Challenges for European Companies Create Opportunities for Corporate Banks
Published: March 03, 2020
Stamford, CT - The combination of macroeconomic volatility, slow economic growth, historically low interest rates, and further increasing know your customer (KYC) requirements has made for a tough market for corporate banks in Europe. However, in recent months these factors have also created valuable opportunities for banks capable of helping large companies navigate today’s difficult conditions by adjusting to market dislocations, avoiding the impact of negative rates and managing KYC provisions.
The 2020 Greenwich Share and Quality Leaders in European Large Corporate Banking are capitalising on these opportunities to forge deeper relationships with the biggest companies in the region and to create a source of revenue growth in an otherwise flat market by capturing business from rivals.
At the top of the list of this year’s winners is BNP Paribas, which leads the market in penetration among large European corporates by a wide margin, followed by HSBC and UniCredit. Citi and Deutsche Bank round out the list of winners. UniCredit takes the title of 2020 Greenwich Quality Leader in European Corporate Banking.
The same macroeconomic volatility that is cutting into global trade is triggering demand for cross-border banking services. For example, the share of large European companies using a provider for cross-border banking services within Western Europe increased to 80% in 2019 from 77% in 2018, while the share using banking services into Asia ticked up to 52% from 50%.
The biggest beneficiaries of this demand have been the biggest global banks, such as Citi, HSBC, BNP Paribas, J.P. Morgan, Bank of America, and Deutsche Bank, which often are the only providers with on-the-ground expertise and networks across all the countries in which a large company operates.
When the European Central Bank first introduced negative interest rates, large European companies were largely insulated from the impact because many banks decided to absorb the costs associated with holding cash deposits in the name of preserving client relationships.
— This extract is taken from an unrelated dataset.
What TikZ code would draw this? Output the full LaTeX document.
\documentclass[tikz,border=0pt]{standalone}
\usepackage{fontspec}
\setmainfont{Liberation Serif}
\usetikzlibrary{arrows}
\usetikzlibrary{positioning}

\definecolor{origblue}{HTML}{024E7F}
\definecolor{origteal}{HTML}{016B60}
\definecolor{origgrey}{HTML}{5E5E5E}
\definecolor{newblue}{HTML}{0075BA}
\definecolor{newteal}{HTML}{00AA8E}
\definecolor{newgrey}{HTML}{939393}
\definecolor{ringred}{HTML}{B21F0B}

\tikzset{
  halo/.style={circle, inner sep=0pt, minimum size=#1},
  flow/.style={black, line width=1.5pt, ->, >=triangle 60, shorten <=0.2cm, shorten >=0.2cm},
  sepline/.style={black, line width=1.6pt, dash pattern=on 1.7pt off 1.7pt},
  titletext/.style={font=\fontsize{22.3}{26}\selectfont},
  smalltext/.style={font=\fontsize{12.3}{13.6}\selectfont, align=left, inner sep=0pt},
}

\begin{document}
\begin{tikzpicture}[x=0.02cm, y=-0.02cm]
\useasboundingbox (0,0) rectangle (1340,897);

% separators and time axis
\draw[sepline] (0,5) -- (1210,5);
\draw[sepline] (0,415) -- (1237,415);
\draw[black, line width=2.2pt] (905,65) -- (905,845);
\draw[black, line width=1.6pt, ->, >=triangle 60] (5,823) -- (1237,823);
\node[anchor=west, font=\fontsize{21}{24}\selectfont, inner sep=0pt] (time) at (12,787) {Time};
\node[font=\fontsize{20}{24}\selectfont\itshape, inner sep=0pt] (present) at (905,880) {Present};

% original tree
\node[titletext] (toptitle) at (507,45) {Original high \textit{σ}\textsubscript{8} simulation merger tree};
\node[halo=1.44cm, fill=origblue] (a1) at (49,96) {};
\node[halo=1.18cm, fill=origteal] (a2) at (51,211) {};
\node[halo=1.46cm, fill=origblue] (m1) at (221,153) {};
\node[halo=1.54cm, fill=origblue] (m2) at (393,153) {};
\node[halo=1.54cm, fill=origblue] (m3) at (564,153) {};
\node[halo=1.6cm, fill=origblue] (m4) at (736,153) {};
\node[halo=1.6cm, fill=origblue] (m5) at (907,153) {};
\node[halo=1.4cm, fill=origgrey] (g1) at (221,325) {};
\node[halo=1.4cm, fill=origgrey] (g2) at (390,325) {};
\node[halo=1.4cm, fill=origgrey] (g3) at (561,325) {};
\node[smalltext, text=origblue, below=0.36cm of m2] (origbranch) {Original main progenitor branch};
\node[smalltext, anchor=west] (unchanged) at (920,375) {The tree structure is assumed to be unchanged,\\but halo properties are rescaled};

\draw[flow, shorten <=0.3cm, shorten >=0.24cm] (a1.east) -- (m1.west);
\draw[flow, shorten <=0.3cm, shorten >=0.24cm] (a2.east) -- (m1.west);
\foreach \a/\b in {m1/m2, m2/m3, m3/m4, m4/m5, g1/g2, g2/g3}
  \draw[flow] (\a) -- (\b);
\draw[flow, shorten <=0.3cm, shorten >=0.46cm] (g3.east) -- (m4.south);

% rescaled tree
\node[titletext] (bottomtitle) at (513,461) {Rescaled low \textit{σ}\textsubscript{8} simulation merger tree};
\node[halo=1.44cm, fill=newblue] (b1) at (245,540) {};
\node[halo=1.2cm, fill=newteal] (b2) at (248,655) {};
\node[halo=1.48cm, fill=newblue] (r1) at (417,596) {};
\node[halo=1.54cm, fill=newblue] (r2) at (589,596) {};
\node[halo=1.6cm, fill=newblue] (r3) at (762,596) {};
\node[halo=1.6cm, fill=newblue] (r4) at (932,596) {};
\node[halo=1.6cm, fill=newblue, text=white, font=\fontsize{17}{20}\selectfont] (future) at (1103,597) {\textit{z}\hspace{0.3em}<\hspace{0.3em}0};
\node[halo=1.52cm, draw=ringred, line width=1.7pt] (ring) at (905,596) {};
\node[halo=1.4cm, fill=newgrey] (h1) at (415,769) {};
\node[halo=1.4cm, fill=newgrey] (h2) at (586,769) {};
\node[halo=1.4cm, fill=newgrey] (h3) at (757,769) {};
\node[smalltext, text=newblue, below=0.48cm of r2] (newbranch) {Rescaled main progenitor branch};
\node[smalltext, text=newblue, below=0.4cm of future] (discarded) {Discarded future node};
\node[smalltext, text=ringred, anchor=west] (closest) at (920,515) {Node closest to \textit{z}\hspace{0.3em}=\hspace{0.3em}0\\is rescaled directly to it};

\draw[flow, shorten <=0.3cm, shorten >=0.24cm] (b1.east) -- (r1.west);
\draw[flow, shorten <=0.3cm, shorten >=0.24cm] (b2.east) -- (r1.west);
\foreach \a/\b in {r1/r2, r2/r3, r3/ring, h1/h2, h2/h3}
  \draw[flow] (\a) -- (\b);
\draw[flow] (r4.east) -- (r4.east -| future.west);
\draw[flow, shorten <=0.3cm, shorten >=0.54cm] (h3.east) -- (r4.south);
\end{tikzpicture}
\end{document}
Generally, banks and companies alike expected negative rates would be a passing phase. Six year later, negative interest rates are the new normal.
As more companies are forced to incur costs associated with cash deposits, the ability to help clients avoid this new expense is emerging as a key skill for corporate banks. Companies are turning to banks with the expertise and technical skills in cash management to minimise or even eliminate any costs from negative rates. “This new environment is highlighting the capabilities of banks that have developed sophisticated, digital cash-management platforms capable of achieving the transparency and timeliness needed to zero out cash positions on an ongoing basis,” says Greenwich Associates Managing Director Dr. Tobias Miarka.